▶ [CHALLENGE]
Begin with the first line and repeat exactly through the line containing "1.1, 0.6, 0.3];"; leave every image out.

▶ [DATA PROVIDED]
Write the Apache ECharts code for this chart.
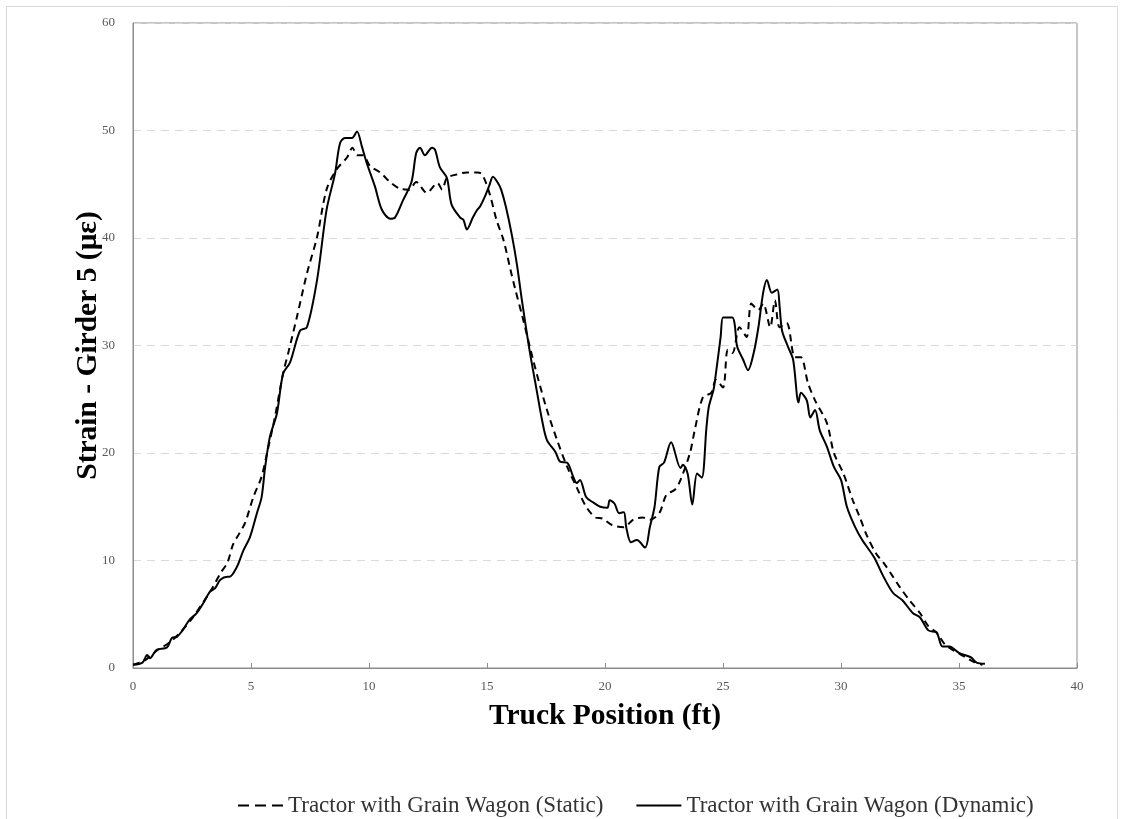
<!DOCTYPE html>
<html>
<head>
<meta charset="utf-8">
<script src="https://cdn.jsdelivr.net/npm/echarts@6/dist/echarts.min.js"></script>
<style>
  html, body { margin: 0; padding: 0; background: #fff; }
  #chart { width: 1123px; height: 819px; }
</style>
</head>
<body>
<div id="chart"></div>
<script>
// truck position (ft) and strain (µε)
const staticPos = [0, 0.5, 1.0, 1.5, 2.0, 2.5, 3.0, 3.3, 3.7, 4.0, 4.24, 4.5, 4.75, 5.1, 5.45, 5.7, 6.0, 6.36, 6.6, 6.95, 7.37, 7.8, 8.2, 8.6, 9.07, 9.3, 9.5, 9.75, 10.04, 10.47, 10.9, 11.3, 11.7, 12.0, 12.45, 12.9, 13.1, 13.3, 13.7, 14.15, 14.6, 14.8, 15.1, 15.4, 15.7, 16.0, 16.2, 16.5, 16.95, 17.5, 17.97, 18.4, 18.8, 19.2, 19.6, 19.9, 20.3, 20.8, 21.2, 21.6, 21.9, 22.3, 22.6, 22.97, 23.2, 23.6, 23.8, 24.15, 24.5, 24.7, 25.0, 25.2, 25.4, 25.7, 26.0, 26.2, 26.5, 26.7, 27.0, 27.2, 27.4, 27.7, 28.05, 28.3, 28.6, 28.9, 29.4, 29.7, 30.1, 30.5, 30.8, 31.1, 31.5, 31.8, 32.2, 32.5, 32.9, 33.35, 33.7, 34.05, 34.4, 34.8, 35.2, 35.6, 36.0];
const staticStrain = [0.3, 0.7, 1.6, 2.3, 3.3, 4.6, 6.2, 7.2, 8.8, 9.8, 11.5, 12.5, 13.5, 15.9, 17.8, 20.2, 23.2, 27.4, 29.5, 32.7, 36.7, 40.1, 44.5, 46.3, 47.5, 48.4, 47.7, 47.7, 46.7, 46.1, 45.2, 44.6, 44.5, 45.2, 44.2, 45.1, 44.5, 45.6, 45.9, 46.1, 46.1, 45.9, 44.2, 41.7, 39.8, 37.0, 35.2, 32.7, 28.7, 24.3, 21.2, 18.7, 16.8, 15.0, 14.0, 13.9, 13.3, 13.1, 13.8, 14.0, 13.8, 14.4, 16.1, 16.6, 17.5, 20.0, 22.1, 25.2, 25.6, 26.8, 26.1, 29.6, 29.3, 31.7, 30.8, 33.9, 33.3, 33.9, 31.7, 34.2, 31.7, 32.1, 28.9, 28.9, 26.5, 24.9, 22.8, 20.0, 18.1, 15.6, 14.0, 12.3, 10.6, 9.8, 8.5, 7.5, 6.3, 5.1, 3.9, 3.3, 2.2, 1.6, 1.1, 0.6, 0.3];

const dynamicPos = [0, 0.4, 0.6, 0.72, 1.0, 1.44, 1.65, 1.86, 2.1, 2.4, 2.7, 2.97, 3.26, 3.47, 3.7, 4.0, 4.1, 4.4, 4.67, 4.96, 5.25, 5.45, 5.6, 5.8, 6.1, 6.36, 6.65, 7.08, 7.37, 7.8, 8.2, 8.56, 8.77, 8.98, 9.28, 9.49, 9.7, 9.9, 10.25, 10.55, 10.9, 11.1, 11.44, 11.8, 12.0, 12.16, 12.37, 12.67, 12.8, 13.0, 13.3, 13.5, 13.86, 14.0, 14.15, 14.4, 14.58, 14.7, 14.9, 15.1, 15.25, 15.47, 15.6, 15.8, 16.06, 16.27, 16.48, 16.8, 17.1, 17.33, 17.54, 17.9, 18.1, 18.4, 18.65, 18.8, 18.94, 19.2, 19.5, 19.8, 20.1, 20.2, 20.4, 20.6, 20.8, 20.9, 21.1, 21.35, 21.7, 21.9, 22.1, 22.3, 22.5, 22.8, 23.2, 23.3, 23.5, 23.7, 23.9, 24.1, 24.3, 24.4, 24.6, 24.7, 24.9, 25.0, 25.2, 25.4, 25.5, 25.6, 25.85, 26.06, 26.3, 26.5, 26.7, 26.86, 27.07, 27.3, 27.4, 27.5, 27.75, 27.97, 28.2, 28.3, 28.55, 28.7, 28.9, 29.1, 29.4, 29.7, 30.0, 30.25, 30.6, 30.9, 31.4, 31.8, 32.2, 32.6, 33.05, 33.35, 33.7, 34.05, 34.3, 34.6, 35.0, 35.5, 35.75, 36.1];
const dynamicStrain = [0.3, 0.5, 1.2, 0.9, 1.7, 1.9, 2.8, 2.9, 3.5, 4.5, 5.1, 6.0, 7.1, 7.4, 8.2, 8.5, 8.5, 9.4, 10.9, 12.2, 14.4, 15.9, 18.7, 21.5, 23.7, 27.4, 28.4, 31.4, 31.7, 36.1, 42.6, 46.0, 48.8, 49.3, 49.3, 49.9, 48.5, 47.0, 44.8, 42.6, 41.8, 41.9, 43.5, 45.2, 47.9, 48.4, 47.7, 48.4, 48.2, 46.6, 45.6, 43.1, 41.9, 41.7, 40.8, 41.9, 42.6, 42.9, 43.8, 44.9, 45.7, 45.1, 44.5, 42.9, 40.2, 37.5, 34.2, 29.6, 25.9, 23.1, 21.2, 20.1, 19.2, 19.1, 17.8, 17.2, 17.5, 15.9, 15.4, 15.0, 14.9, 15.6, 15.3, 14.4, 14.5, 13.1, 11.7, 11.9, 11.2, 13.1, 15.0, 18.7, 19.1, 21.0, 18.6, 18.9, 18.1, 15.2, 18.1, 17.7, 22.4, 24.3, 25.9, 27.4, 30.8, 32.6, 32.6, 32.6, 31.9, 29.9, 28.7, 27.7, 29.3, 31.7, 34.9, 36.1, 34.9, 35.2, 33.6, 31.4, 29.9, 28.7, 24.7, 25.6, 24.9, 23.3, 24.0, 22.1, 20.6, 18.7, 17.5, 15.0, 13.1, 11.9, 10.3, 8.5, 7.0, 6.3, 5.1, 4.7, 3.5, 3.3, 2.0, 2.0, 1.4, 1.0, 0.5, 0.4];

const seriesNames = ['Tractor with Grain Wagon (Static)', 'Tractor with Grain Wagon (Dynamic)'];

const serif = '"Liberation Serif", "Times New Roman", serif';

function pairs (xs, ys) {
  return xs.map((x, i) => [x, ys[i]]);
}

const chart = echarts.init(document.getElementById('chart'));

const option = {
  backgroundColor: '#fff',
  animation: false,
  graphic: [
    {
      type: 'rect',
      shape: { x: 6.5, y: 6.5, width: 1111, height: 830 },
      style: { fill: 'none', stroke: '#d9d9d9', lineWidth: 1 },
      silent: true,
      z: -1
    }
  ],
  grid: {
    left: 133,
    right: 46,
    top: 23,
    bottom: 151,
    show: true,
    borderColor: '#8c8c8c',
    borderWidth: 1
  },
  legend: {
    data: [
      { name: seriesNames[0], lineStyle: { type: [11, 6] } },
      { name: seriesNames[1] }
    ],
    left: 232,
    top: 789,
    itemWidth: 45,
    itemHeight: 2,
    itemGap: 32,
    textStyle: { fontFamily: serif, fontSize: 23, color: '#333' }
  },
  xAxis: {
    type: 'value',
    min: 0,
    max: 40,
    interval: 5,
    name: 'Truck Position (ft)',
    nameLocation: 'middle',
    nameGap: 33,
    nameTextStyle: { fontFamily: serif, fontSize: 29.5, fontWeight: 'bold', color: '#000' },
    axisLine: { show: true, lineStyle: { color: '#8c8c8c', width: 1 } },
    axisTick: { show: true, inside: true, length: 5, lineStyle: { color: '#8c8c8c' } },
    axisLabel: { fontFamily: serif, fontSize: 13, color: '#595959', margin: 12 },
    splitLine: { show: false }
  },
  yAxis: {
    type: 'value',
    min: 0,
    max: 60,
    interval: 10,
    name: 'Strain - Girder 5 (με)',
    nameLocation: 'middle',
    nameGap: 30,
    nameRotate: 90,
    nameMoveOverlap: false,
    nameTextStyle: { fontFamily: serif, fontSize: 29.5, fontWeight: 'bold', color: '#000' },
    axisLine: { show: true, lineStyle: { color: '#8c8c8c', width: 1 } },
    axisTick: { show: false },
    axisLabel: { fontFamily: serif, fontSize: 13, color: '#595959', margin: 18 },
    splitLine: { show: true, lineStyle: { color: '#d9d9d9', type: [8, 6], width: 1 } }
  },
  series: [
    {
      name: seriesNames[0],
      type: 'line',
      data: pairs(staticPos, staticStrain),
      showSymbol: false,
      symbol: 'none',
      smooth: 0.3,
      lineStyle: { color: '#000', width: 2, type: [7, 5] },
      itemStyle: { color: '#000' }
    },
    {
      name: seriesNames[1],
      type: 'line',
      data: pairs(dynamicPos, dynamicStrain),
      showSymbol: false,
      symbol: 'none',
      smooth: 0.3,
      lineStyle: { color: '#000', width: 2 },
      itemStyle: { color: '#000' }
    }
  ]
};

chart.setOption(option);
</script>
</body>
</html>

▶ [SOLUTION FOR THIS EXERCISE]
Write the Apache ECharts code for this chart.
<!DOCTYPE html>
<html>
<head>
<meta charset="utf-8">
<script src="https://cdn.jsdelivr.net/npm/echarts@6/dist/echarts.min.js"></script>
<style>
  html, body { margin: 0; padding: 0; background: #fff; }
  #chart { width: 1123px; height: 819px; }
</style>
</head>
<body>
<div id="chart"></div>
<script>
// truck position (ft) and strain (µε)
const staticPos = [0, 0.5, 1.0, 1.5, 2.0, 2.5, 3.0, 3.3, 3.7, 4.0, 4.24, 4.5, 4.75, 5.1, 5.45, 5.7, 6.0, 6.36, 6.6, 6.95, 7.37, 7.8, 8.2, 8.6, 9.07, 9.3, 9.5, 9.75, 10.04, 10.47, 10.9, 11.3, 11.7, 12.0, 12.45, 12.9, 13.1, 13.3, 13.7, 14.15, 14.6, 14.8, 15.1, 15.4, 15.7, 16.0, 16.2, 16.5, 16.95, 17.5, 17.97, 18.4, 18.8, 19.2, 19.6, 19.9, 20.3, 20.8, 21.2, 21.6, 21.9, 22.3, 22.6, 22.97, 23.2, 23.6, 23.8, 24.15, 24.5, 24.7, 25.0, 25.2, 25.4, 25.7, 26.0, 26.2, 26.5, 26.7, 27.0, 27.2, 27.4, 27.7, 28.05, 28.3, 28.6, 28.9, 29.4, 29.7, 30.1, 30.5, 30.8, 31.1, 31.5, 31.8, 32.2, 32.5, 32.9, 33.35, 33.7, 34.05, 34.4, 34.8, 35.2, 35.6, 36.0];
const staticStrain = [0.3, 0.7, 1.6, 2.3, 3.3, 4.6, 6.2, 7.2, 8.8, 9.8, 11.5, 12.5, 13.5, 15.9, 17.8, 20.2, 23.2, 27.4, 29.5, 32.7, 36.7, 40.1, 44.5, 46.3, 47.5, 48.4, 47.7, 47.7, 46.7, 46.1, 45.2, 44.6, 44.5, 45.2, 44.2, 45.1, 44.5, 45.6, 45.9, 46.1, 46.1, 45.9, 44.2, 41.7, 39.8, 37.0, 35.2, 32.7, 28.7, 24.3, 21.2, 18.7, 16.8, 15.0, 14.0, 13.9, 13.3, 13.1, 13.8, 14.0, 13.8, 14.4, 16.1, 16.6, 17.5, 20.0, 22.1, 25.2, 25.6, 26.8, 26.1, 29.6, 29.3, 31.7, 30.8, 33.9, 33.3, 33.9, 31.7, 34.2, 31.7, 32.1, 28.9, 28.9, 26.5, 24.9, 22.8, 20.0, 18.1, 15.6, 14.0, 12.3, 10.6, 9.8, 8.5, 7.5, 6.3, 5.1, 3.9, 3.3, 2.2, 1.6, 1.1, 0.6, 0.3];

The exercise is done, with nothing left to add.